At least 851 dogs and cats in Amuru district have been vaccinated against rabies, thanks to Big Fix Uganda, an animal rights body. Statistics from the Animals` rights` body and treatment center show that the mass vaccination took place in Pabbo Town Council (507) and Jeng Gari village (344).
Francis Okello, the Project Manager for the Animals` Program at the Big Fix Uganda told URN that they conducted the free mass vaccination drive throughout Tuesday to commemorate World Rabies day. He disclosed that the organization considered taking the animal vaccination exercise closer to the people in the rural areas of Amuru who can hardly access urban centers.
According to Okello, they also dewormed and castrated hundreds of pets during the same drive. He says that the campaign followed increasing cases of dog bites reported to their offices yet only a few of the animals involved in such cases are vaccinated.
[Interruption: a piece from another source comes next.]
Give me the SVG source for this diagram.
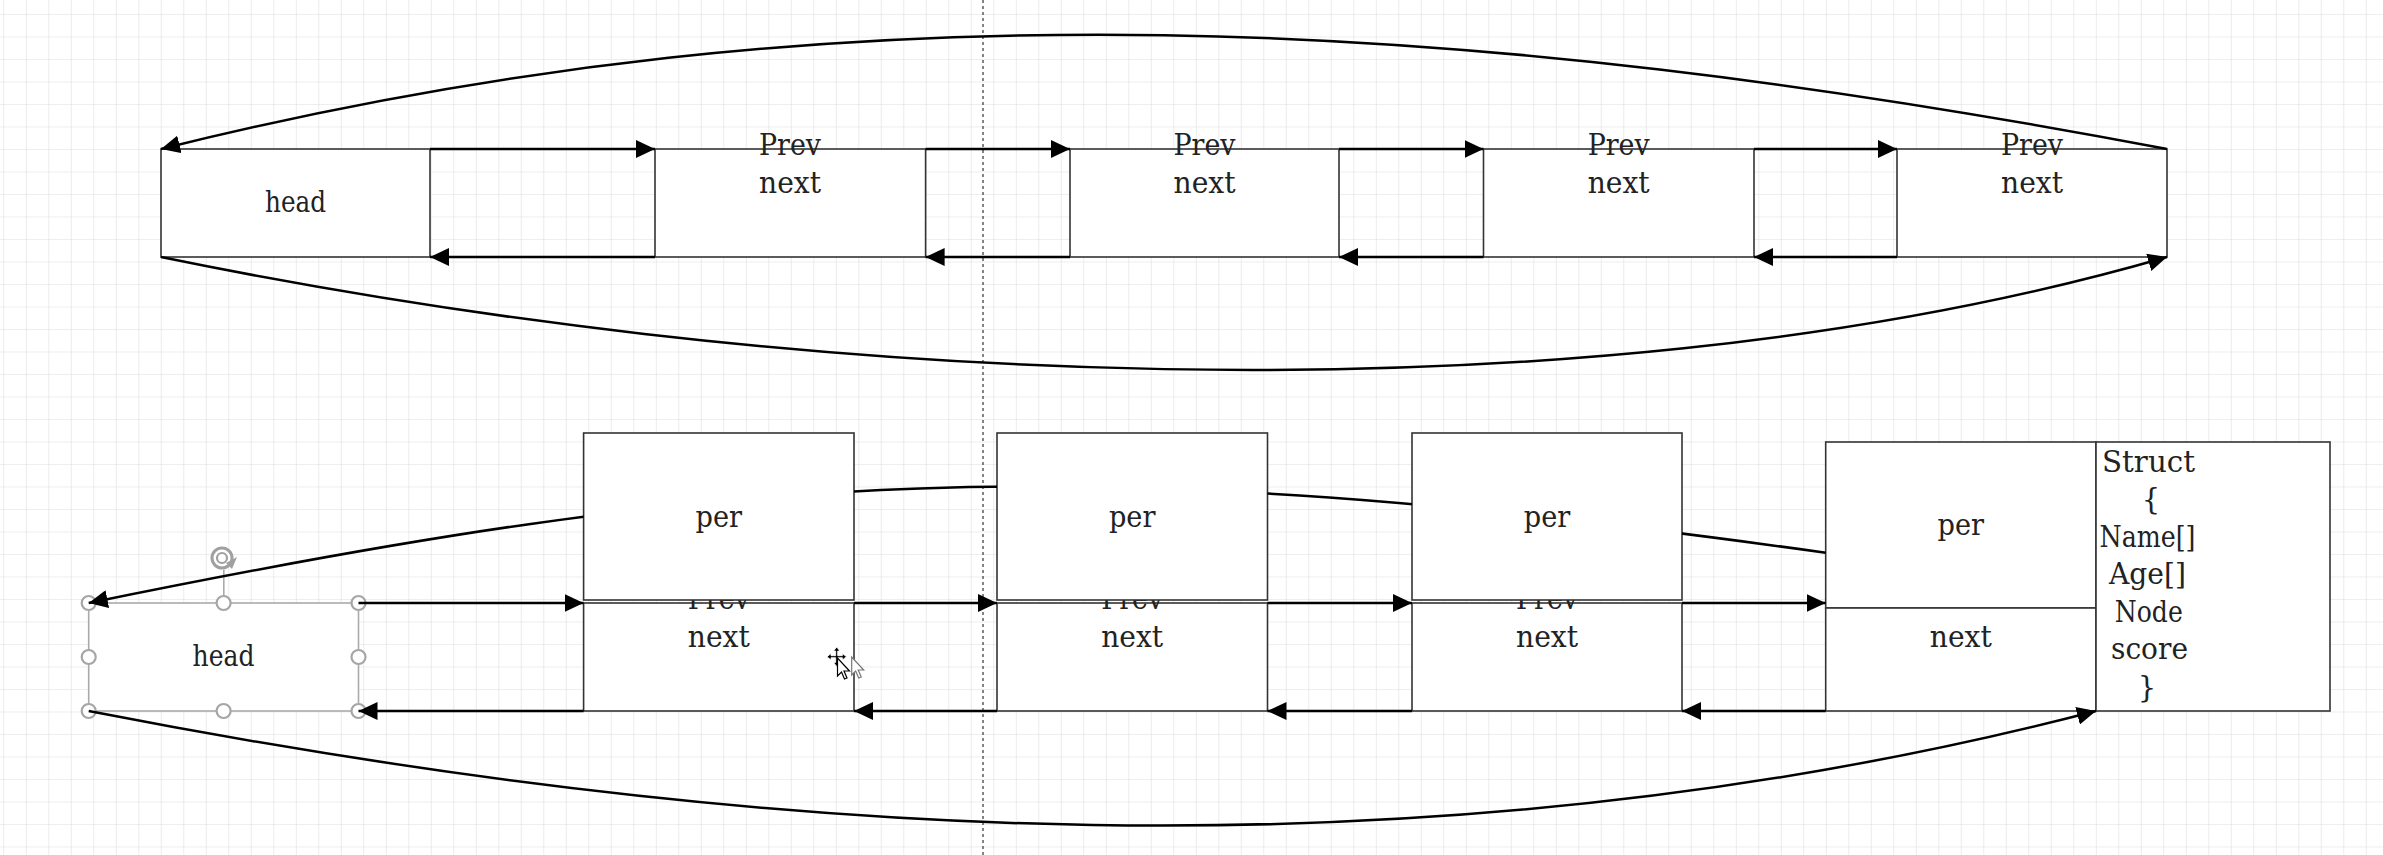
<svg xmlns="http://www.w3.org/2000/svg" width="2383" height="855" viewBox="0 0 2383 855">
<style>
.box{fill:#fff;stroke:#333;stroke-width:1.6}
.sel{fill:#fff;stroke:#aaa;stroke-width:1.6}
.t{font-family:"DejaVu Serif","Liberation Serif",serif;font-size:29px;fill:#222;text-anchor:middle}
.c{fill:none;stroke:#000;stroke-width:2.5}
.h{fill:#fff;stroke:#a6a6a6;stroke-width:2.2}
</style>
<defs>
<pattern id="grid" width="22.5" height="22.5" patternUnits="userSpaceOnUse" x="3.3" y="14">
<path d="M0,0 H22.5 M0,0 V22.5" fill="none" stroke="#dedede" stroke-width="1.2"/>
</pattern>
<marker id="ah" markerUnits="userSpaceOnUse" markerWidth="20" markerHeight="18" refX="19" refY="9" orient="auto">
<path d="M0,0 L19,9 L0,18 z" fill="#000"/>
</marker>
<mask id="hide" maskUnits="userSpaceOnUse" x="0" y="0" width="2383" height="855">
<rect x="0" y="0" width="2383" height="855" fill="#fff"/>
<rect x="583.6" y="433" width="270.4" height="167" fill="#000"/>
<rect x="997" y="433" width="270.5" height="167" fill="#000"/>
<rect x="1412" y="433" width="270" height="167" fill="#000"/>
</mask>
</defs>
<rect x="0" y="0" width="2383" height="855" fill="#fff"/>
<rect x="0" y="0" width="2383" height="855" fill="url(#grid)"/>
<line x1="983" y1="0" x2="983" y2="855" stroke="#333" stroke-width="1.2" stroke-dasharray="3,3"/>

<g id="top-head"><rect class="box" x="161" y="149" width="269" height="108"/><text class="t" x="295.5" y="212" textLength="61" lengthAdjust="spacingAndGlyphs">head</text></g>
<g id="top-node1"><rect class="box" x="655" y="149" width="270.6" height="108"/><text class="t" x="790" y="155" textLength="62" lengthAdjust="spacingAndGlyphs">Prev</text><text class="t" x="790" y="193" textLength="62" lengthAdjust="spacingAndGlyphs">next</text></g>
<g id="top-node2"><rect class="box" x="1070" y="149" width="269" height="108"/><text class="t" x="1204.5" y="155" textLength="62" lengthAdjust="spacingAndGlyphs">Prev</text><text class="t" x="1204.5" y="193" textLength="62" lengthAdjust="spacingAndGlyphs">next</text></g>
<g id="top-node3"><rect class="box" x="1483.5" y="149" width="270.5" height="108"/><text class="t" x="1618.7" y="155" textLength="62" lengthAdjust="spacingAndGlyphs">Prev</text><text class="t" x="1618.7" y="193" textLength="62" lengthAdjust="spacingAndGlyphs">next</text></g>
<g id="top-node4"><rect class="box" x="1897" y="149" width="270" height="108"/><text class="t" x="2032" y="155" textLength="62" lengthAdjust="spacingAndGlyphs">Prev</text><text class="t" x="2032" y="193" textLength="62" lengthAdjust="spacingAndGlyphs">next</text></g>

<g id="bot-node1"><rect class="box" x="583.6" y="603" width="270.4" height="108"/><text class="t" x="718.8" y="609" textLength="62" lengthAdjust="spacingAndGlyphs">Prev</text><text class="t" x="718.8" y="647" textLength="62" lengthAdjust="spacingAndGlyphs">next</text><rect class="box" x="583.6" y="433" width="270.4" height="167"/><text class="t" x="718.8" y="527" textLength="46.5" lengthAdjust="spacingAndGlyphs">per</text></g>
<g id="bot-node2"><rect class="box" x="997" y="603" width="270.5" height="108"/><text class="t" x="1132.2" y="609" textLength="62" lengthAdjust="spacingAndGlyphs">Prev</text><text class="t" x="1132.2" y="647" textLength="62" lengthAdjust="spacingAndGlyphs">next</text><rect class="box" x="997" y="433" width="270.5" height="167"/><text class="t" x="1132.2" y="527" textLength="46.5" lengthAdjust="spacingAndGlyphs">per</text></g>
<g id="bot-node3"><rect class="box" x="1412" y="603" width="270" height="108"/><text class="t" x="1547" y="609" textLength="62" lengthAdjust="spacingAndGlyphs">Prev</text><text class="t" x="1547" y="647" textLength="62" lengthAdjust="spacingAndGlyphs">next</text><rect class="box" x="1412" y="433" width="270" height="167"/><text class="t" x="1547" y="527" textLength="46.5" lengthAdjust="spacingAndGlyphs">per</text></g>
<g id="bot-node4"><rect class="box" x="1825.7" y="442" width="270.3" height="166"/><text class="t" x="1960.8" y="535" textLength="46.5" lengthAdjust="spacingAndGlyphs">per</text><rect class="box" x="1825.7" y="608" width="270.3" height="103"/><text class="t" x="1960.8" y="647" textLength="62" lengthAdjust="spacingAndGlyphs">next</text></g>
<g id="struct"><rect class="box" x="2096" y="442" width="234" height="269"/>
<text class="t" x="2148.5" y="471.7" textLength="93" lengthAdjust="spacingAndGlyphs">Struct</text>
<text class="t" x="2151" y="509.2">{</text>
<text class="t" x="2147.5" y="546.7" textLength="96" lengthAdjust="spacingAndGlyphs">Name[]</text>
<text class="t" x="2147.5" y="584.2" textLength="77" lengthAdjust="spacingAndGlyphs">Age[]</text>
<text class="t" x="2148.8" y="621.7" textLength="68" lengthAdjust="spacingAndGlyphs">Node</text>
<text class="t" x="2149.5" y="659.2" textLength="77" lengthAdjust="spacingAndGlyphs">score</text>
<text class="t" x="2147" y="696.7">}</text></g>

<g id="bot-head"><rect class="sel" x="88.7" y="603" width="269.8" height="108"/><text class="t" x="223.6" y="666" textLength="62" lengthAdjust="spacingAndGlyphs">head</text>
<line x1="223.8" y1="570" x2="223.8" y2="603" stroke="#aaa" stroke-width="1.6"/>
<circle cx="222" cy="558" r="10" fill="#fff" stroke="#a0a0a0" stroke-width="3"/>
<circle cx="222" cy="558" r="5" fill="none" stroke="#a0a0a0" stroke-width="2.2"/>
<path d="M226,563 L237,557 L232,569 z" fill="#a0a0a0"/>
<circle class="h" cx="88.7" cy="603" r="7"/><circle class="h" cx="223.6" cy="603" r="7"/><circle class="h" cx="358.5" cy="603" r="7"/>
<circle class="h" cx="88.7" cy="657" r="7"/><circle class="h" cx="358.5" cy="657" r="7"/>
<circle class="h" cx="88.7" cy="711" r="7"/><circle class="h" cx="223.6" cy="711" r="7"/><circle class="h" cx="358.5" cy="711" r="7"/>
</g>

<g id="connectors">
<line class="c" x1="430" y1="149" x2="655" y2="149" marker-end="url(#ah)"/>
<line class="c" x1="655" y1="257" x2="430" y2="257" marker-end="url(#ah)"/>
<line class="c" x1="925.6" y1="149" x2="1070" y2="149" marker-end="url(#ah)"/>
<line class="c" x1="1070" y1="257" x2="925.6" y2="257" marker-end="url(#ah)"/>
<line class="c" x1="1339" y1="149" x2="1483.5" y2="149" marker-end="url(#ah)"/>
<line class="c" x1="1483.5" y1="257" x2="1339" y2="257" marker-end="url(#ah)"/>
<line class="c" x1="1754" y1="149" x2="1897" y2="149" marker-end="url(#ah)"/>
<line class="c" x1="1897" y1="257" x2="1754" y2="257" marker-end="url(#ah)"/>
<path class="c" d="M2167,149 C1477,18 851,-23.5 161,149" marker-end="url(#ah)"/>
<path class="c" d="M161,257 C765,381 1563,432 2167,257" marker-end="url(#ah)"/>

<line class="c" x1="358.5" y1="603" x2="583.6" y2="603" marker-end="url(#ah)"/>
<line class="c" x1="583.6" y1="711" x2="358.5" y2="711" marker-end="url(#ah)"/>
<line class="c" x1="854" y1="603" x2="997" y2="603" marker-end="url(#ah)"/>
<line class="c" x1="997" y1="711" x2="854" y2="711" marker-end="url(#ah)"/>
<line class="c" x1="1267.5" y1="603" x2="1412" y2="603" marker-end="url(#ah)"/>
<line class="c" x1="1412" y1="711" x2="1267.5" y2="711" marker-end="url(#ah)"/>
<line class="c" x1="1682" y1="603" x2="1825.7" y2="603" marker-end="url(#ah)"/>
<line class="c" x1="1825.7" y1="711" x2="1682" y2="711" marker-end="url(#ah)"/>
<path class="c" d="M1825.7,552.7 C1075.7,447.7 738.7,469.75 88.7,603" marker-end="url(#ah)" mask="url(#hide)"/>
<path class="c" d="M88.7,711 C756.7,841.3 1428,884.7 2096,711" marker-end="url(#ah)"/>
</g>

<g id="cursor">
<path d="M836.7,647 L833.5,651 H835.7 V655.7 H831 V653.5 L827,656.7 L831,660 V657.7 H835.7 V662.4 H833.5 L836.7,666.4 L839.9,662.4 H837.7 V657.7 H842.4 V660 L846.4,656.7 L842.4,653.5 V655.7 H837.7 V651 H839.9 z" fill="#000" stroke="#fff" stroke-width="0.8"/>
<path d="M837.5,658 V676 L841.5,672 L844.5,679 L847,678 L844,671 L849.5,671 z" fill="#fff" stroke="#000" stroke-width="1.2"/>
<path d="M851.7,657 V675 L855.7,671 L858.7,678 L861.2,677 L858.2,670 L863.7,670 z" fill="#fff" stroke="#777" stroke-width="1.2"/>
</g>
</svg>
Statistics from Big Fix Uganda in Gulu City show that twenty-six cases of dog bites were reported this year against 31 recorded last year. Charles Oryem Obete, a resident of Kal B Cell in Pabbo Town Council, who benefited from the exercise expressed joy, saying that he has all along wanted to vaccinate his dog but could not afford the Shillings 30,000 required.
Richard Okumu, the Pabbo Town Council LC III Chairperson, says that such initiatives are very crucial in saving victims of dog and cat bites who may not be able to access better medical services.
This year`s rabies day was commemorated under the theme, ‘’Rabies: Facts, Not Fear’’.
The day is celebrated on September 28th annually to raise awareness about rabies prevention and to highlight progress in defeating this horrifying disease. The deadly virus spreads to people from the saliva of infected animals through the bite of animals like dogs, cats and bats among others.
It presents with fever, headache, excess salivation, muscle spasms, paralysis, and mental confusion. Once symptoms appear, it`s nearly fatal yet it has no specific treatment and can only be prevented through vaccination.